Aliko Dangote, Africa’s richest man is said to be looking at acquiring majority shares in the company.
Should Dangote’s hunt for PPC becomes successful, his company, Dangote Cement will become the largest cement company in Africa dwarfing LafargeHolcim, the French cement maker with majority shares in Lafarge Africa.
Dangote has in recent times focused his strategy on gaining majority market share in cement production, a move that has seen his company, Dangote Cement exporting the product from its Nigerian factories. His recent take on the oil refining end of the energy sector with the construction of the largest refinery in Africa in Lagos, Nigeria’s commercial capital will see his empire swell beyond projections.
According to Forbes Magazine, Aliko Dangote, Chairman of the Dangote Group is with about USD11 billion, a networth pummeled by the crash in the value of the Naira, after it lost over 70% of its value in the second quarter of 2016.
PPC has not issued a definitive statement on the matter but analysts claim the deal might see the light of the day given the willingness of its key shareholders such as Fairfax who are open to a sell off.
As it stands, PPC is the largest cement maker in the southern African region Africa. The group also produce aggregates, metallurgical-grade lime, burnt dolomite and limestone.
To fund an acquisition of this magnitude, it will not be out of place that Dangote Cement might have to sell more debt to pull this through. There are alternatives on the table.
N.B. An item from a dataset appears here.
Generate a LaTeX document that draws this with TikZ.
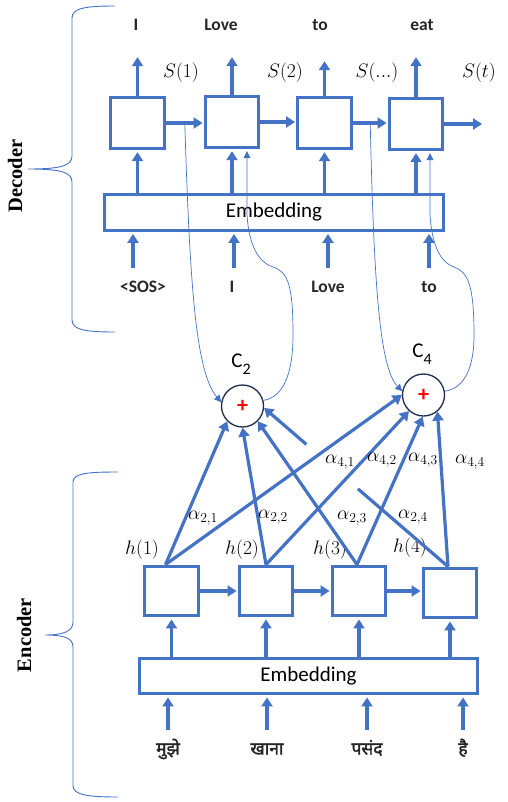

An equity analyst who covers construction and commodities said Dangote might take the PPC private for some years by getting private investors to acquire the company alongside Dangote Industries, Dangote’s own company with which he has majority shares in all the companies in his group.
Should go this route, the company would have increased in value thereby selling in a new IPO that will benefit Dangote’s company.
The next coming weeks will see how the deal might either cascade to a done deal or no deal.
South Africa’s Competition Commission has been recognized as a thorough organization that prevents the negative effects of what this kinds of monopolies might have smaller entities and the end consumer from a bigger picture.